# New in Ravenna



## NisKaur

Hi everyone,

My family and me have recently moved to Ravenna. While we do like living here, we don't know anyone socially and would be interested in meeting some other expats and their families.

I have two sons, aged 3 years and 3 months and would also be very interested to meet other mothers/ partners like myself who have given up their jobs back home to be here with their partners.

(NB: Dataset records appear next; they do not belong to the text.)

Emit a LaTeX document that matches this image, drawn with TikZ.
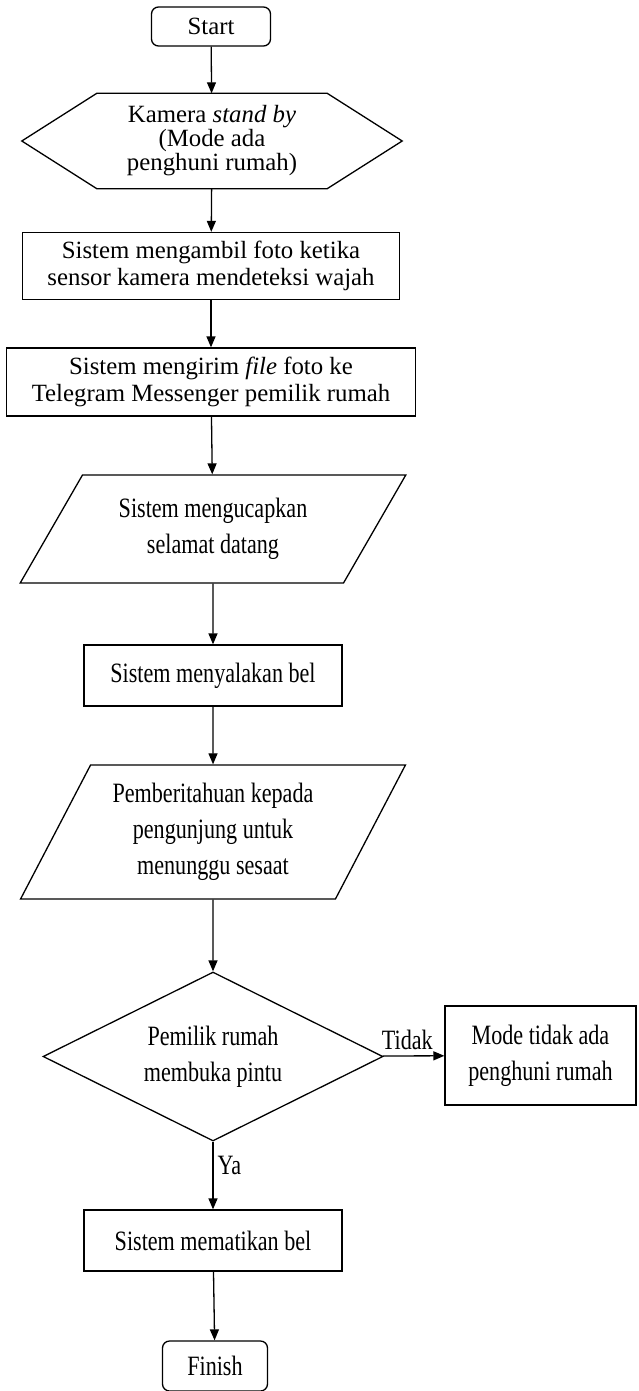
\documentclass[tikz,border=0pt]{standalone}
\usepackage{fontspec}
\setmainfont{Liberation Serif}
\newfontfamily\narrowfont{Liberation Serif}[FakeStretch=0.79]
\usetikzlibrary{shapes.geometric,arrows.meta}

\begin{document}
\begin{tikzpicture}
   [x=1pt, y=-1pt,
   plaintext/.style={font=\fontsize{24.8}{27}\selectfont},
   narrowtext/.style={font=\narrowfont\fontsize{28}{36}\selectfont},
   terminal/.style={rectangle, rounded corners=7pt, draw=black, line width=1.3pt, align=center, inner sep=0pt},
   process/.style={rectangle, draw=black, line width=1.3pt, align=center, inner sep=0pt},
   prepbox/.style={rectangle, align=center, inner sep=0pt},
   iobox/.style={trapezium, trapezium stretches=true, draw=black, line width=1.3pt, align=center, inner sep=0pt},
   decision/.style={diamond, draw=black, line width=1.3pt, align=center, inner sep=0pt},
   arrow/.style={-{Triangle[length=11pt,width=9pt]}, line width=1.3pt},
   ]
 \useasboundingbox (0,0) rectangle (638,1391);
 \clip (0,0) rectangle (638,1391);
 \node at (211,26.5) [terminal, plaintext, minimum width=119, minimum height=39] (start) {Start};
 \node at (212,141) [prepbox, plaintext, font=\fontsize{24.8}{24}\selectfont, minimum width=380, minimum height=95] (kamera) {Kamera \textit{stand by}\\(Mode ada\\penghuni rumah)};
 \draw[line width=1.3pt] (kamera.west) -- ([xshift=75pt]kamera.north west) -- ([xshift=-75pt]kamera.north east)
    -- (kamera.east) -- ([xshift=-75pt]kamera.south east) -- ([xshift=75pt]kamera.south west) -- cycle;
 \node at (211,266) [process, plaintext, minimum width=377, minimum height=67] (foto) {Sistem mengambil foto ketika\\sensor kamera mendeteksi wajah};
 \node at (211,382) [process, plaintext, minimum width=409, minimum height=68] (kirim) {Sistem mengirim \textit{file} foto ke\\Telegram Messenger pemilik rumah};
 \node at (213,529) [iobox, narrowtext, trapezium left angle=53.8, trapezium right angle=126.2, minimum width=386, minimum height=108] (ucap) {Sistem mengucapkan\\selamat datang};
 \node at (213,675.5) [process, narrowtext, minimum width=258, minimum height=61] (bel) {Sistem menyalakan bel};
 \node at (213,832) [iobox, narrowtext, trapezium left angle=59.5, trapezium right angle=120.5, minimum width=386, minimum height=134] (tunggu) {Pemberitahuan kepada\\pengunjung untuk\\menunggu sesaat};
 \node at (213,1056.5) [decision, narrowtext, minimum width=340, minimum height=169, aspect=2] (pintu) {Pemilik rumah\\membuka pintu};
 \node at (540.5,1055.5) [process, narrowtext, minimum width=191, minimum height=99] (kosong) {Mode tidak ada\\penghuni rumah};
 \node at (213,1240.5) [process, narrowtext, minimum width=258, minimum height=61] (mati) {Sistem mematikan bel};
 \node at (215,1366) [terminal, narrowtext, minimum width=105, minimum height=50] (finish) {Finish};
 % connectors
 \draw[arrow] (start) -- (kamera);
 \draw[arrow] (kamera) -- (foto);
 \draw[arrow] (foto) -- (kirim);
 \draw[arrow] (kirim) -- (ucap);
 \draw[arrow] (ucap) -- (bel);
 \draw[arrow] (bel) -- (tunggu);
 \draw[arrow] (tunggu) -- (pintu);
 \draw[arrow] (pintu) -- node[narrowtext, pos=0.4, above, inner sep=5pt] {Tidak} (kosong);
 \draw[arrow] (pintu) -- node[narrowtext, pos=0.35, right, inner sep=4pt] {Ya} (mati);
 \draw[arrow] (mati) -- (finish);
\end{tikzpicture}
\end{document}
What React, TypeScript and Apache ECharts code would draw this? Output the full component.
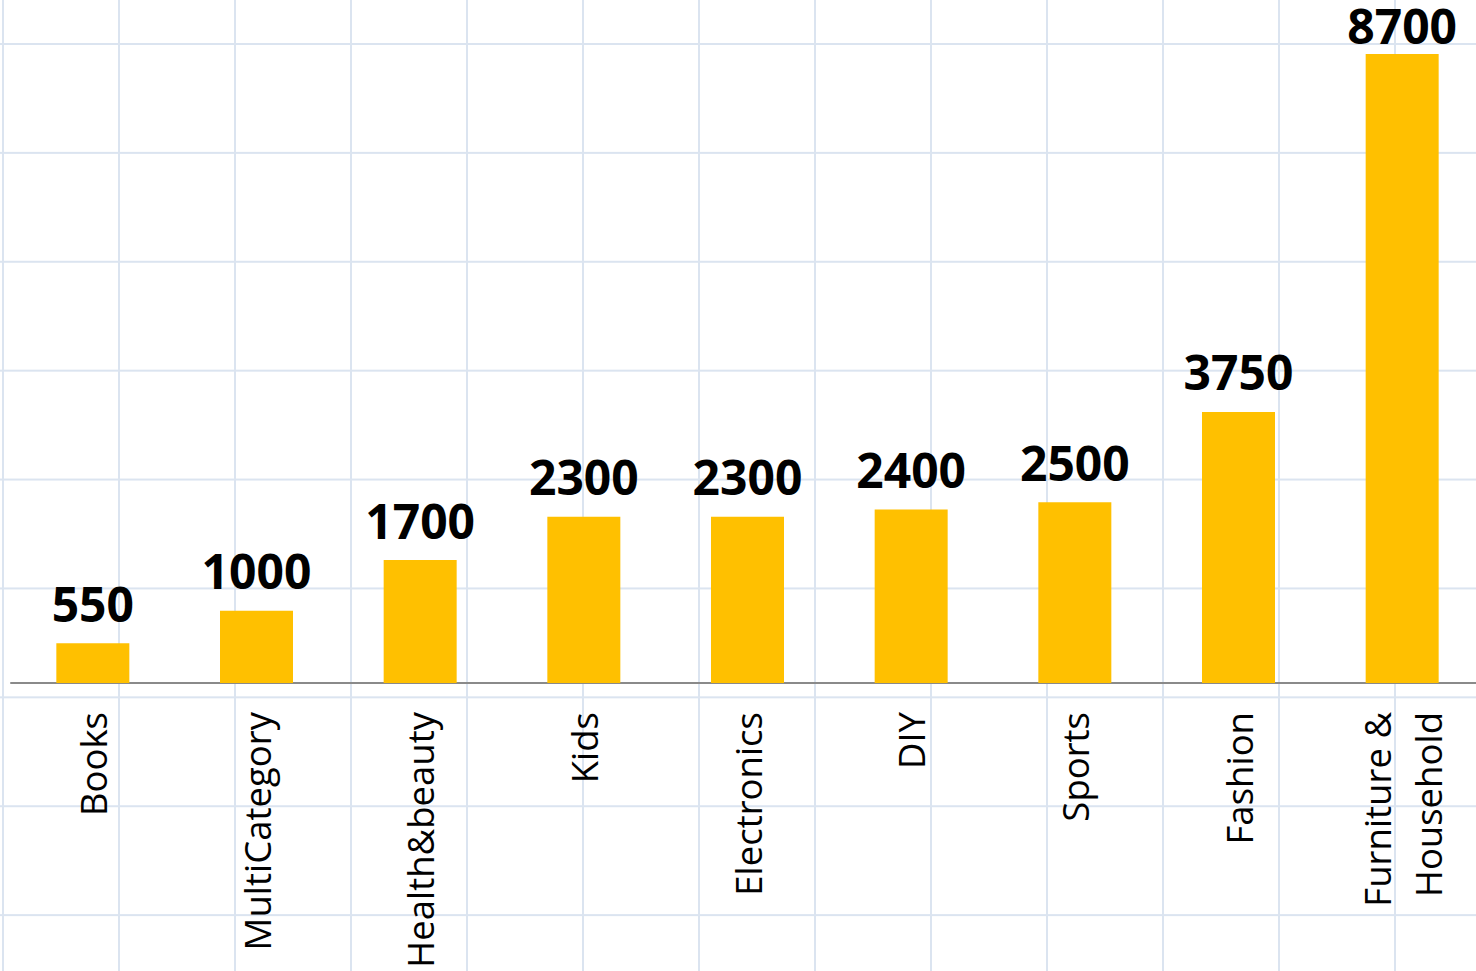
import React, { useEffect, useRef } from "react";
import * as echarts from "echarts";

const categories: string[] = [
  "Books",
  "MultiCategory",
  "Health&beauty",
  "Kids",
  "Electronics",
  "DIY",
  "Sports",
  "Fashion",
  "Furniture & Household",
];
const values: number[] = [550, 1000, 1700, 2300, 2300, 2400, 2500, 3750, 8700];
const yMin = 0;
const yMax = 8700;

export default function App() {
  const ref = useRef<HTMLDivElement>(null);
  useEffect(() => {
    if (!ref.current) return;
    const chart = echarts.init(ref.current, null, { renderer: "svg" });
    const last = values.length - 1;
    chart.setOption({
      animation: false,
      grid: { left: 11, right: 0, top: 54, bottom: 288, containLabel: false },
      xAxis: {
        type: "category",
        data: categories,
        axisLine: { show: true, lineStyle: { color: "#8a8a8a", width: 2 } },
        axisTick: { show: false },
        splitLine: { show: false },
        axisLabel: {
          rotate: 90,
          margin: 29,
          interval: 0,
          fontFamily: "Open Sans",
          fontSize: 36.5,
          lineHeight: 51,
          color: "#000",
          formatter: (v: string) => v.replace(" & ", " &\n"),
        },
      },
      yAxis: {
        type: "value",
        min: yMin,
        max: yMax,
        show: false,
        splitLine: { show: false },
      },
      series: [
        {
          type: "bar",
          barWidth: 73,
          itemStyle: { color: "#FFC000" },
          label: {
            show: true,
            position: "top",
            distance: 16,
            fontFamily: "Open Sans",
            fontWeight: "bold",
            fontSize: 48,
            lineHeight: 48,
            color: "#000",
          },
          data: values.map((v, i) =>
            i === last ? { value: v, label: { distance: 5 } } : v
          ),
        },
      ],
    });
    return () => chart.dispose();
  }, []);
  return (
    <div
      style={{
        position: "fixed",
        left: 0,
        top: 0,
        width: 1476,
        height: 971,
        overflow: "hidden",
        background: "#fff",
        backgroundImage:
          "linear-gradient(to right, #dbe4f0 2px, transparent 2px), linear-gradient(to bottom, #dbe4f0 2px, transparent 2px)",
        backgroundSize: "116px 100%, 100% 108.9px",
        backgroundPosition: "2px 0, 0 43px",
      }}
    >
      <div ref={ref} style={{ width: 1484, height: 971 }} />
    </div>
  );
}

Anyone interested in meeting during the day, please do let me know 

Nischal


----------



## Roxie

Hi Nischal!

I've just arrived here from the UK and I'm not sure if you're still here? I've moved here to teach English and apart from the people I work with, I don't know anyone else, so would love the chance to meet someone outside of work. If you're still here and would like to meet up for a coffee or something, let me know!

Roxie


----------



## ClaireDB

NisKaur said:


> Hi everyone,
> 
> My family and me have recently moved to Ravenna. While we do like living here, we don't know anyone socially and would be interested in meeting some other expats and their families.
> 
> I have two sons, aged 3 years and 3 months and would also be very interested to meet other mothers/ partners like myself who have given up their jobs back home to be here with their partners.
> 
> Anyone interested in meeting during the day, please do let me know
> 
> Nischal


Hi Nischal, 

I am working in Cesena now and would really like to meet up. I am looking after a girl aged 18 months and have a car so would love a play date. Are you still here? X


----------



## ClaireDB

Hi there, my name is Claire and I have jut moved from the Uk to Cesena. I would really like to meet new people as I don't know anyone in this region if you would like to meet?


----------



## Roxie

Hi Claire,

How far are you from Ravenna? Unfortunately, I don't have a car but if Cesena is easy to get to by public transport, I could meet up with you at the weekend? I've only been here a week so I've yet to see the famous churches in Ravenna. If you're interested, that could be an option? Otherwise, a pizza and a pint down the pub would also be good!! 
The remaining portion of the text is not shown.